The college’s recent success was the direct result of the work put in by faculty and students who helped revise the Master of Social Work program to offer concentrations in mental health and in family and community practice.

“These are cutting edge programs emphasizing the application of research in practice, ethics and new knowledge in both fields,” said Kay Hoffman, dean, UK College of Social Work.

Although the college has enjoyed continuous accreditation since the 1970s, Hoffman said that accreditation continues to be vital to the college and its students since those who can sit for licensing examinations in social work must be graduates of an accredited program.

“Accreditation speaks to the high quality of our faculty in terms of their teaching, research and service,” Hoffman said. “It signifies that our curricula, in the Master’s in Social Work and Bachelor of Arts in Social Work programs, meet the high standards of the Council on Social Work Education. It is an important means to ensure that only qualified students are admitted to our education programs.”

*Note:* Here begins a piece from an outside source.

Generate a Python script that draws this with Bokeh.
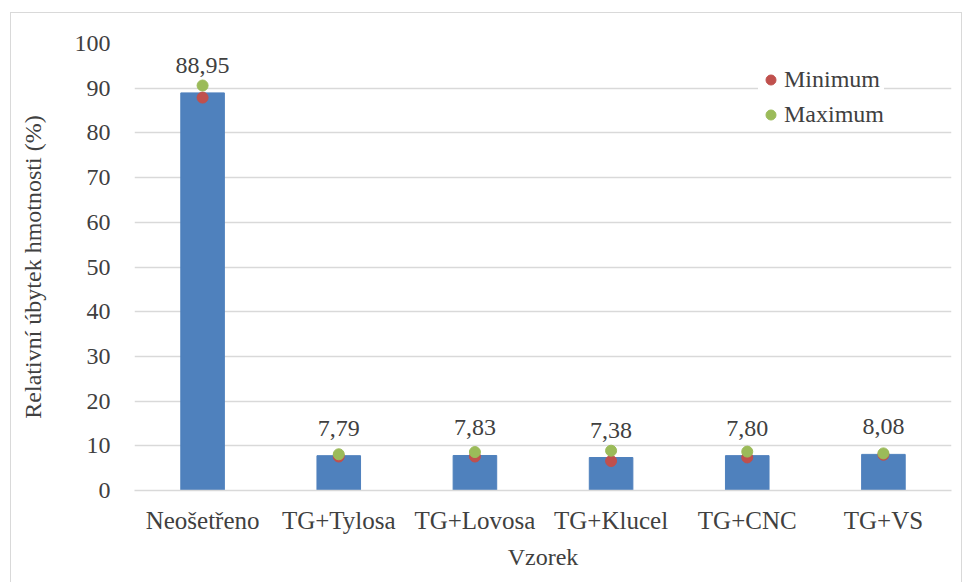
from bokeh.plotting import figure
from bokeh.models import ColumnDataSource, FixedTicker, Legend, LegendItem, LabelSet
from bokeh.core.properties import value
from bokeh.embed import file_html
from bokeh.resources import INLINE

categories = ["Neošetřeno", "TG+Tylosa", "TG+Lovosa", "TG+Klucel", "TG+CNC", "TG+VS"]
mean_values = [88.95, 7.79, 7.83, 7.38, 7.80, 8.08]
min_values = [87.9, 7.6, 7.6, 6.6, 7.4, 8.0]
max_values = [90.6, 8.1, 8.6, 8.9, 8.7, 8.3]
label_texts = ["88,95", "7,79", "7,83", "7,38", "7,80", "8,08"]

FONT = "Liberation Serif"
FS = "24px"
TXT = "#404040"
GRID = "#d9d9d9"

src = ColumnDataSource(dict(cat=categories, mean=mean_values, mn=min_values,
                            mx=max_values, lab=label_texts))

p = figure(x_range=categories, y_range=(0, 100), width=952, height=574,
           output_backend="svg", toolbar_location=None,
           min_border_left=123, min_border_right=12, min_border_top=30,
           min_border_bottom=97, margin=(12, 0, 0, 10),
           styles={"border": "1px solid #d9d9d9", "box-sizing": "border-box"})
p.x_range.range_padding = 0

p.vbar(x="cat", top="mean", width=0.32, source=src, color="#4f81bd")
r_min = p.scatter(x="cat", y="mn", source=src, size=11, color="#c0504d")
r_max = p.scatter(x="cat", y="mx", source=src, size=11, color="#9bbb59")

labels = LabelSet(x="cat", y="mean", text="lab", source=src, text_align="center",
                  text_baseline="bottom", y_offset=20, text_font=value(FONT),
                  text_font_size=value(FS), text_color=TXT)
p.add_layout(labels)

legend = Legend(items=[LegendItem(label="Minimum", renderers=[r_min]),
                       LegendItem(label="Maximum", renderers=[r_max])],
                location=(624, 362), border_line_color=None,
                background_fill_alpha=1.0, label_text_font=FONT,
                label_text_font_size=FS, label_text_color=TXT,
                glyph_width=25, glyph_height=25, spacing=8, label_standoff=1,
                margin=0, padding=14)
p.add_layout(legend)

p.outline_line_color = None
p.xgrid.grid_line_color = None
p.ygrid.grid_line_color = GRID
p.ygrid.grid_line_width = 1.5

p.yaxis.ticker = FixedTicker(ticks=list(range(0, 101, 10)))
p.yaxis.axis_line_color = None
p.yaxis.major_tick_line_color = None
p.yaxis.minor_tick_line_color = None
p.yaxis.major_label_text_font = FONT
p.yaxis.major_label_text_font_size = FS
p.yaxis.major_label_text_color = TXT
p.yaxis.major_label_standoff = 18
p.yaxis.axis_label = "Relativní úbytek hmotnosti (%)"
p.yaxis.axis_label_text_font = FONT
p.yaxis.axis_label_text_font_size = FS
p.yaxis.axis_label_text_font_style = "normal"
p.yaxis.axis_label_text_color = TXT
p.yaxis.axis_label_standoff = 26

p.xaxis.axis_line_color = GRID
p.xaxis.axis_line_width = 1.5
p.xaxis.major_tick_line_color = None
p.xaxis.minor_tick_line_color = None
p.xaxis.major_label_text_font = FONT
p.xaxis.major_label_text_font_size = "25px"
p.xaxis.major_label_text_color = TXT
p.xaxis.major_label_standoff = 10
p.xaxis.axis_label = "Vzorek"
p.xaxis.axis_label_text_font = FONT
p.xaxis.axis_label_text_font_size = FS
p.xaxis.axis_label_text_font_style = "normal"
p.xaxis.axis_label_text_color = TXT
p.xaxis.axis_label_standoff = 7

open("out.html", "w").write(file_html(p, INLINE))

The College of Social Work was formed in 1972 after being known as College of Social Professions. The department of social work itself began at UK in 1947. The master’s program was instituted in the early 1970s and was quickly accredited in 1972 with the undergraduate program gaining its initial accreditation in 1974. The college also is the only college in Kentucky that offers its students three levels of expert education: undergraduate, graduate and doctoral.

“This is a small college, but it has a huge impact in the community,” Hoffman said. “At any one time, we have nearly 500 students in field internships, contributing to social services, child welfare services, mental health services and to health services all over Kentucky.”